The Washington State Department of Transportation spent last night and early this morning rescuing people stranded at Snoqualmie Pass. All told, WSDOT escorted about 250 vehicles that had been stranded at the summit. A total of 53 inches of snow fell between Monday and yesterday. Ski resorts are closed, but are expected to open later this week.

Hull says more snow and colder temperatures will move in on Thursday night and Friday. Meanwhile, National Weather Service Hydrologist Marilyn Lohmann advises that more active weather systems are poised to arrive.

“The overall picture continued into mid- to late-February calls for below normal temperatures and continued active weather,” she said.

Lohmann says there is only a low risk of flooding except in areas prone to flooding when temperatures warm. One thing she says that could cause problems are storm drains that get clogged because of the slush.
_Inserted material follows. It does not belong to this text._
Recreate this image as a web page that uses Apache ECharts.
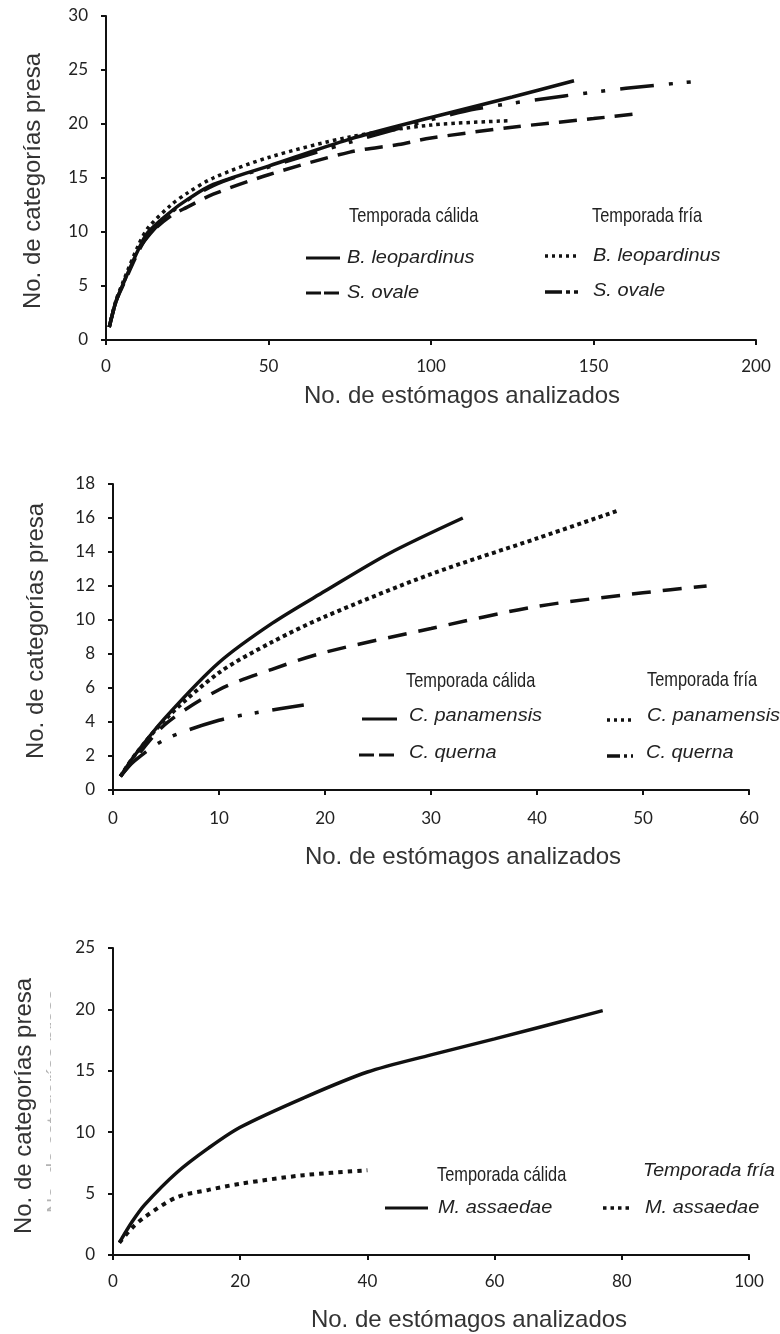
<!DOCTYPE html>
<html><head><meta charset="utf-8">
<script src="https://cdn.jsdelivr.net/npm/echarts@6/dist/echarts.min.js"></script>
<style>html,body{margin:0;padding:0;background:#fff}#c{width:780px;height:1334px}</style>
</head><body><div id="c"></div>
<script>
// ---------- Tick labels ----------
const p1XTicks = [0, 50, 100, 150, 200];
const p1YTicks = [0, 5, 10, 15, 20, 25, 30];
const p2XTicks = [0, 10, 20, 30, 40, 50, 60];
const p2YTicks = [0, 2, 4, 6, 8, 10, 12, 14, 16, 18];
const p3XTicks = [0, 20, 40, 60, 80, 100];
const p3YTicks = [0, 5, 10, 15, 20, 25];

// ---------- Texts ----------
const xTitle = 'No. de estómagos analizados';
const yTitle = 'No. de categorías presa';
const warmLabel = 'Temporada cálida';
const coldLabel = 'Temporada fría';

// ---------- Panel 1 ----------
const p1BleoWarmX = [1, 3, 5, 10, 13, 20, 25, 33, 50, 75, 100, 125, 144];
const p1BleoWarmY = [1.2, 3.5, 5.0, 8.4, 10.0, 11.9, 13.0, 14.4, 16.1, 18.6, 20.6, 22.5, 24.0];
const p1BleoColdX = [1, 3, 5, 10, 13, 20, 25, 33, 50, 75, 100, 124];
const p1BleoColdY = [1.2, 3.6, 5.2, 8.8, 10.4, 12.5, 13.6, 15.0, 16.9, 18.8, 19.9, 20.3];
const p1OvaleWarmX = [1, 3, 5, 10, 13, 20, 25, 33, 50, 75, 90, 100, 125, 150, 162];
const p1OvaleWarmY = [1.2, 3.5, 4.9, 8.2, 9.7, 11.5, 12.3, 13.5, 15.3, 17.4, 18.1, 18.7, 19.7, 20.5, 20.9];
const p1OvaleColdX = [1, 3, 5, 10, 20, 33, 50, 75, 100, 114, 141, 160, 180];
const p1OvaleColdY = [1.2, 3.5, 5.0, 8.4, 11.8, 14.3, 16.0, 18.3, 20.4, 21.4, 22.6, 23.3, 23.9];
const p1Names = ['B. leopardinus', 'S. ovale'];

// ---------- Panel 2 ----------
const p2PanWarmX = [0.7, 2, 5, 10, 15, 20, 26, 33];
const p2PanWarmY = [0.8, 2.0, 4.3, 7.5, 9.8, 11.7, 13.9, 16.0];
const p2PanColdX = [0.7, 2, 5, 10, 15, 20, 30, 40, 47.5];
const p2PanColdY = [0.8, 2.0, 4.2, 6.9, 8.7, 10.2, 12.7, 14.8, 16.4];
const p2QuerWarmX = [0.7, 2, 5, 10, 15, 20, 30, 40, 50, 56];
const p2QuerWarmY = [0.8, 1.8, 3.9, 5.9, 7.1, 8.1, 9.5, 10.8, 11.6, 12.0];
const p2QuerColdX = [0.7, 2, 5, 10, 14, 18];
const p2QuerColdY = [0.8, 1.7, 3.0, 4.1, 4.6, 5.0];
const p2Names = ['C. panamensis', 'C. querna'];

// ---------- Panel 3 ----------
const p3MassWarmX = [1, 3, 5, 10, 15, 20, 30, 40, 50, 60, 77];
const p3MassWarmY = [1.0, 2.7, 4.1, 6.7, 8.7, 10.4, 12.8, 14.9, 16.3, 17.6, 19.9];
const p3MassColdX = [1, 3, 5, 10, 15, 20, 30, 40];
const p3MassColdY = [1.0, 2.2, 3.1, 4.7, 5.3, 5.8, 6.5, 6.9];
const p3Names = ['M. assaedae'];

// ---------- build ----------
const INK = '#111';
const zip = (xs, ys) => xs.map((x, i) => [x, ys[i]]);
const DASH = [18, 10];
const DOT = [3.5, 4];
const DASHDOT = [34, 15, 4, 14, 4, 15];

function xAx(g, t, margin) {
  return { type: 'value', gridIndex: g, min: t[0], max: t[t.length - 1], interval: t[1] - t[0],
    axisLine: { lineStyle: { color: INK, width: 2 } },
    axisTick: { show: true, length: 5, lineStyle: { color: INK, width: 2 } },
    axisLabel: { color: '#222', fontSize: 17, fontFamily: 'Lato', margin: margin },
    splitLine: { show: false } };
}
function yAx(g, t) {
  return { type: 'value', gridIndex: g, min: t[0], max: t[t.length - 1], interval: t[1] - t[0],
    axisLine: { show: true, lineStyle: { color: INK, width: 2 } },
    axisTick: { show: true, length: 5, lineStyle: { color: INK, width: 2 } },
    axisLabel: { color: '#222', fontSize: 17, fontFamily: 'Lato', margin: 18 },
    splitLine: { show: false } };
}
function ser(name, g, xs, ys, type, w) {
  return { name: name, type: 'line', xAxisIndex: g, yAxisIndex: g, data: zip(xs, ys),
    smooth: 0.3, showSymbol: false, symbol: 'none', silent: true,
    lineStyle: { color: INK, width: w || 3.5, type: type, cap: 'butt' }, animation: false };
}

function txt(x, y, s, o) {
  o = o || {};
  return { type: 'text', x: x, y: y, rotation: o.rot || 0, scaleX: o.sx || 1, scaleY: o.sy || 1, silent: true,
    style: { text: s, fill: o.fill || '#222', font: (o.italic ? 'italic ' : '') + (o.size || 19) + 'px ' + (o.family || '"Liberation Sans", Arial, sans-serif'),
      textAlign: o.align || 'left', textVerticalAlign: 'middle' } };
}
function sample(x1, x2, y, dash, w) {
  return { type: 'line', silent: true, shape: { x1: x1, y1: y, x2: x2, y2: y },
    style: { stroke: INK, lineWidth: w || 3, lineDash: dash || null, lineCap: 'butt' } };
}
const HEAD = { size: 21, sx: 0.78 };
const SP = { italic: true, size: 19, sx: 1.05 };

const graphic = [
  // axis titles
  txt(462, 396, xTitle, { size: 24, align: 'center', fill: '#333' }),
  txt(463, 857, xTitle, { size: 24, align: 'center', fill: '#333' }),
  txt(469, 1320, xTitle, { size: 24, align: 'center', fill: '#333' }),
  txt(33, 181, yTitle, { size: 24, align: 'center', fill: '#333', rot: Math.PI / 2 }),
  txt(36, 631, yTitle, { size: 24, align: 'center', fill: '#333', rot: Math.PI / 2 }),
  // faint, half-hidden duplicate title (panel 3)
  txt(55, 1101, yTitle, { size: 21, align: 'center', fill: '#b4b4b4', rot: Math.PI / 2 }),
  { type: 'rect', silent: true, shape: { x: 51, y: 975, width: 16, height: 250 }, style: { fill: '#fff' } },
  txt(24, 1106, yTitle, { size: 24, align: 'center', fill: '#333', rot: Math.PI / 2 }),

  // panel 1 legend
  txt(349, 216, warmLabel, HEAD),
  txt(592, 216, coldLabel, HEAD),
  sample(306, 340, 258),
  txt(347, 258, p1Names[0], SP),
  sample(306, 340, 293, [15, 3]),
  txt(347, 293, p1Names[1], SP),
  sample(545, 578, 256, [3, 4], 3.5),
  txt(593, 256, p1Names[0], SP),
  sample(545, 578, 292, [17, 4, 4, 4, 4, 10], 3.5),
  txt(593, 291, p1Names[1], SP),

  // panel 2 legend
  txt(406, 681, warmLabel, HEAD),
  txt(647, 680, coldLabel, HEAD),
  sample(362, 397, 719),
  txt(409, 716, p2Names[0], SP),
  sample(359, 397, 755, [15, 5]),
  txt(409, 753, p2Names[1], SP),
  sample(607, 632, 720, [3, 4], 3.5),
  txt(647, 716, p2Names[0], SP),
  sample(607, 633, 756, [13, 4, 3, 4, 3, 10], 3.5),
  txt(646, 753, p2Names[1], SP),

  // panel 3 legend
  txt(437, 1175, warmLabel, HEAD),
  txt(643, 1171, coldLabel, { italic: true, size: 19, sx: 1.03 }),
  sample(385, 428, 1208),
  txt(438, 1208, p3Names[0], SP),
  sample(603, 632, 1208, [3.5, 4], 3.5),
  txt(645, 1208, p3Names[0], SP)
];

const option = {
  backgroundColor: '#fff',
  animation: false,
  grid: [
    { left: 106, top: 16, width: 650, height: 324 },
    { left: 113, top: 484, width: 636, height: 306 },
    { left: 113, top: 948, width: 636, height: 307 }
  ],
  xAxis: [xAx(0, p1XTicks, 18), xAx(1, p2XTicks, 20), xAx(2, p3XTicks, 18)],
  yAxis: [yAx(0, p1YTicks), yAx(1, p2YTicks), yAx(2, p3YTicks)],
  series: [
    ser('B. leopardinus (cálida)', 0, p1BleoWarmX, p1BleoWarmY, 'solid'),
    ser('B. leopardinus (fría)', 0, p1BleoColdX, p1BleoColdY, DOT, 3.5),
    ser('S. ovale (cálida)', 0, p1OvaleWarmX, p1OvaleWarmY, DASH),
    ser('S. ovale (fría)', 0, p1OvaleColdX, p1OvaleColdY, DASHDOT),
    ser('C. panamensis (cálida)', 1, p2PanWarmX, p2PanWarmY, 'solid'),
    ser('C. panamensis (fría)', 1, p2PanColdX, p2PanColdY, [4, 3.5], 4),
    ser('C. querna (cálida)', 1, p2QuerWarmX, p2QuerWarmY, [19, 12]),
    ser('C. querna (fría)', 1, p2QuerColdX, p2QuerColdY, [36, 14, 4, 13, 4, 14]),
    ser('M. assaedae (cálida)', 2, p3MassWarmX, p3MassWarmY, 'solid'),
    ser('M. assaedae (fría)', 2, p3MassColdX, p3MassColdY, [4.5, 5], 4)
  ],
  graphic: graphic
};
const chart = echarts.init(document.getElementById('c'), null, { renderer: 'canvas' });
chart.setOption(option);
</script></body></html>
The Oregon Department of Transportation is asking motorists to prepare for dicey driving conditions over the next three to four days. Interstate 84 through the Columbia River Gorge is a primary focus for ODOT’s snow and ice removal efforts. Another concern is the forecast for heavy rainfall in the western gorge. Heavy winds are also a worry.

Motorists should expect a patchwork of conditions as they travel I-84 including snow, ice, freezing rain, wet, and bare surfaces. East of the Gorge, heavy snow is predicted for mountain passes. ODOT asks drivers to be prepared to install chains when required and to plan extra travel time.

Snow removal teams are working around the clock. Motorists are asked to stay on main highways and avoid following GPS navigation devices onto unfamiliar routes. Many of them are not plowed or passable. ODOT also points out that if I-84 is forced to close, Washington State Route 14 is not an option for heavy trucks.